2) Big data is the gateway to 'data analysis': For effective data analysis, many organizations should be  incorporating "small data" -- targeted data sets that can be very effectively handled within a laptop, Mims states.

3) The more data, the more information: Having too much data to sift through actually may diminish the quality of the information, and even result in fishing expeditions. Mims quotes data scientist Vincent Granville, who cautions that the more data there is, the greater the likelihood of false positives when looking for correlations. As Granville put it: "It’s not hard, even with a data set that includes just 1,000 items, to get into a situation in which 'we are dealing with many, many millions of correlations... out of all these correlations, a few will be extremely high just by chance: if you use such a correlation for predictive modeling, you will lose.”

4) Big data provides precise, indisputable answers: Data science is a science, requiring rigor, review and repeatable research.  And scientific assumptions are always open to challenge. Mims points to the risk that executives not trained in statistical or quantitative methods may be relying on "algorithmic illusions," as expressed by MIT Media Lab visiting scholar Kate Crawford. Data is often flawed and biased.

5) Big data provides information you can bet your business on: If anything, growing reliance on big data analytics is creating a corporate bubble of overconfidence.

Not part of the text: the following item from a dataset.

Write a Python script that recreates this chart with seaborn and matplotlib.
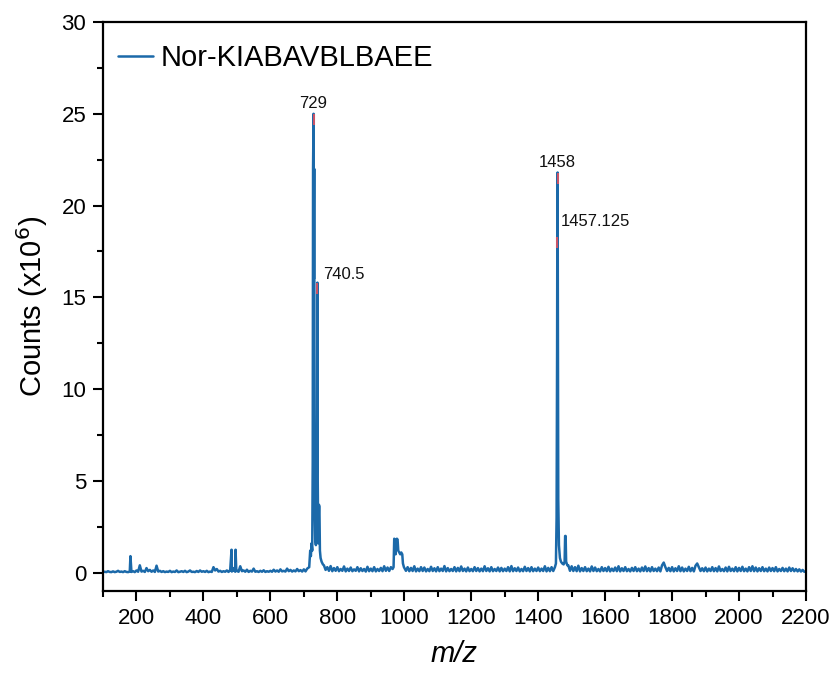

As Brian Bergstein of MIT Technology Review puts it: "A future in which such 'intuitive knowledge' about how to deploy resources is overruled by algorithms that can work only with hard data and can't, of course, account for the data they don't have ... While it might seem obvious that data, no matter how 'big,' cannot perfectly represent life in all its complexity, information technology produces so much information that it is easy to forget just how much is missing.

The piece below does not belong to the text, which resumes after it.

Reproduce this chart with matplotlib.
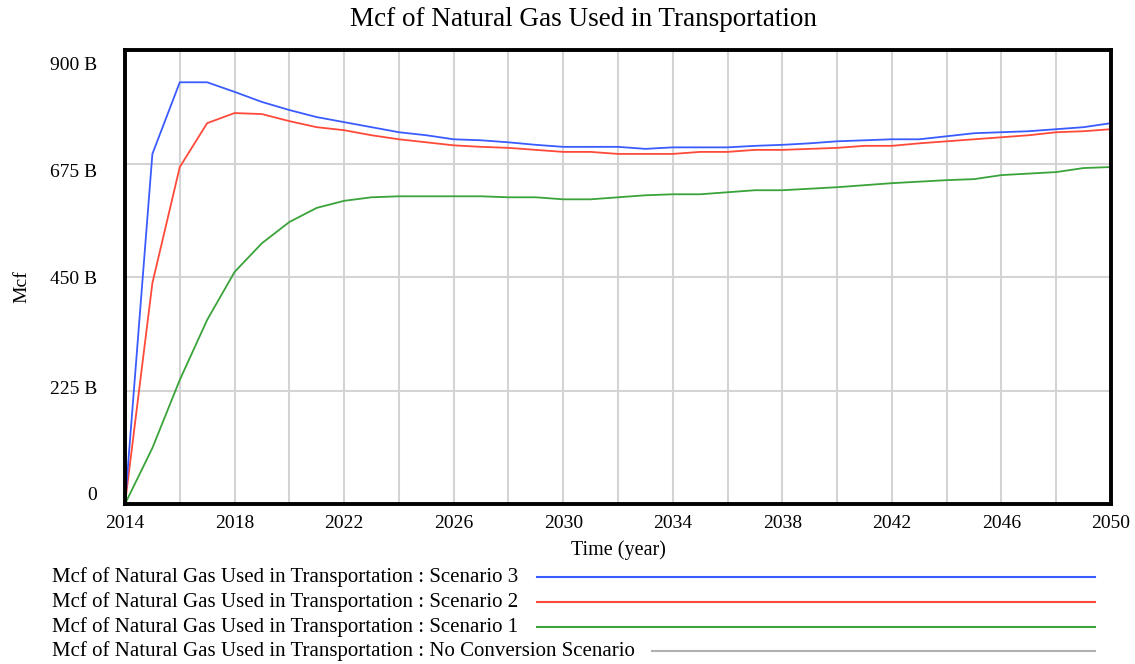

6) Big data will turn an organization into a profitable analytics-driven machine: Technology and data alone will not fix a moribund, clueless corporate culture -- in anything, it will exacerbate it.  Just as high-quality film production and editing software is now available to anyone who wants it for a few hundred dollars, don't expect to see thousands of Steven Spielbergs to suddenly emerge -- it takes creativity, verve and keen business sense to pull together a masterful production. Organizations embracing data analytics need to be open to new approaches and ideas, and above all, have a single-minded dedication to what their customers want.  Having the right data on them is only the beginning.

7) Big data is about having massive quantities -- petabytes' worth -- of data: The definition of "Big Data" is far broader than merely massive data stores. I remember some years ago, around the year 2000, hearing about the world's most massive database -- a telecom's 1 terabyte data store on customers and transactions. 1 TB - that was huge!  With this narrow definition, it could be argued that we've always had big data, and always will. What's different now is the data organizations are ingesting is nontraditional and unstructured data -- from machines, from social media, from videos and documents. These aren't easily stored or managed in traditional databases.